I love Deseret Industries and what they stand for. They can be, for the most part, very helpful to the world! This complaint is only about the Provo, Utah location and the management team that overseas the operations of the store. (this location is probably the biggest thrift store in Utah)
Over the past year I have been an avid shopper and donator to the store. I have noticed many alarming things in my experiences.
1- The prices on most items, most notably books, have been increasing at an alarming rate. Deseret Industries is a non-profit thrift store that is supposed to provide inexpensive items to the public. Selling inexepensive items allows the public to purchase the donated items to raise money to further the many global goodwill initiatives and eliminate wasted donations.
1a- A clear example is this: most books used to be (in 2006) only $2-4 and now are selling for $8-15. These prices are not for "collectibles" that are known for their inflated prices housed under glass cases. The $8-15 prices are for most books including old damaged books that are up to 50 years old and almost useless to anyone.
1b- With the new high prices charged on the majority of the used merchandise, no one will buy the items. The donations that would have sold for less will now sit on the shelf taking up space for a number of weeks and then be thrown away or recycled. (it costs money to throw away items and more to hire people to do it)
2- Many donations are being wasted and destroyed by this location each week. Hundreds of books, CDs, and videos are destroyed, many glassware, plates, cups, TVs, flatware, and other usable items are destroyed and thrown away. One of the contributing factors as to why so many donations are destroyed is the prices are too high for the majority of Deseret Industires patrons.
There is no adjustment of prices, price negotiation, and in most cases no second chance for the donations at this store. Most of it is DESTROYED. If the donators wanted the items like books and kitchenware destroyed, they could do it themselves without having to drive over and donate having good faith that the items will help the organization or someone else in need.
3- Many times I have witnessed shopping carts full of books, videos, and CDs which are hauled off to the trash compacter (for videos and CDS) or the recycling bin for books.

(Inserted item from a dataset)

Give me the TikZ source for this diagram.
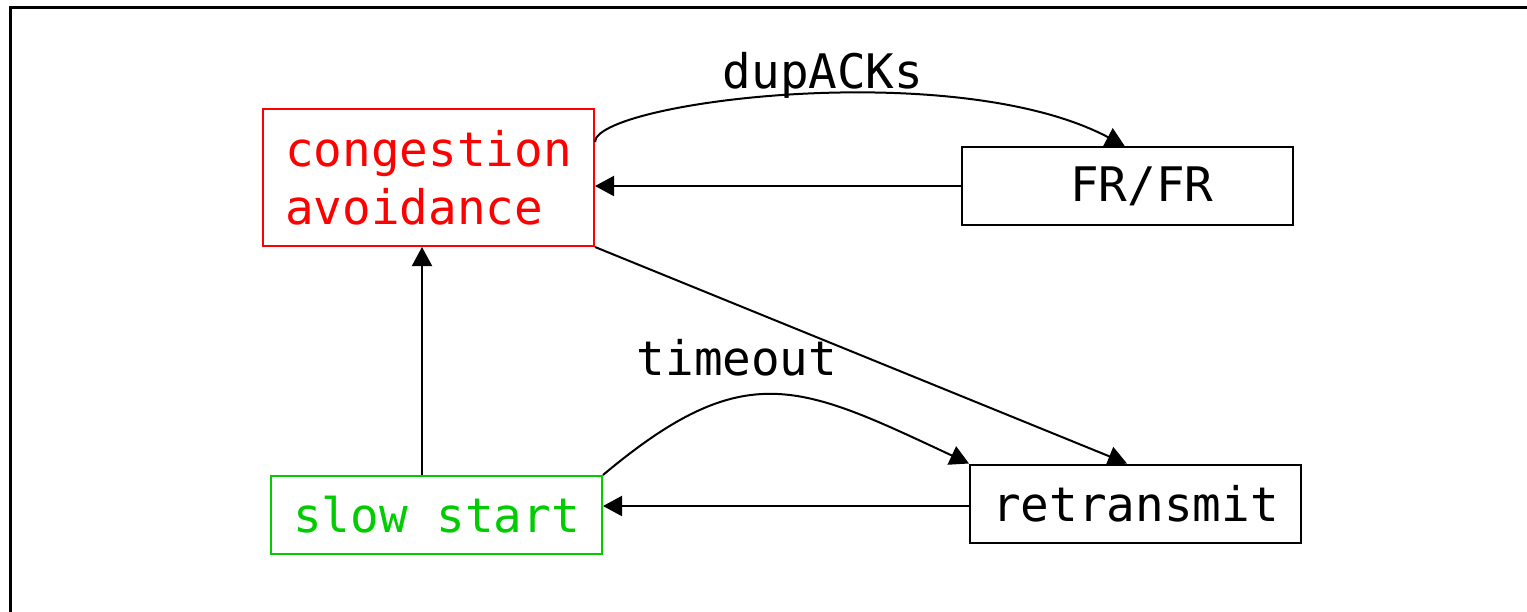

I have offered to purchase the items so they don't go to waste but all offers were declined and the items were destroyed!!!
Deseret Industries has many locations all over the United States. The organization has the trust of most of the communities in which it operates. The public is not aware of how many donations are destroyed becuase the prices are too high and don't sell.
Why doesn't management listen to the customers/donators and price items fairly? (and example is Savers is a for profit thrift store and only charges 3-4 dollars for all books)
Why doesn't management try to eliminate or cut down wasted donations?
Is it really necessary to destroy perfectly good books, CDs, Videos, TVs, glassware, kitchen wares, etc?
Is it possible to give the needed items to 3rd world countries?
Is it possible to lower the prices to standard thrift industry pricing so those who need the items can afford them and cut down on the donation destruction?
The Savers Thrift store chains are very good at eliminating donation waste for useful items.
Why can't management at this store get in touch with reality and be fair to the public?
The public needs to hold management at this store accountable for abusing their donations and price gouging.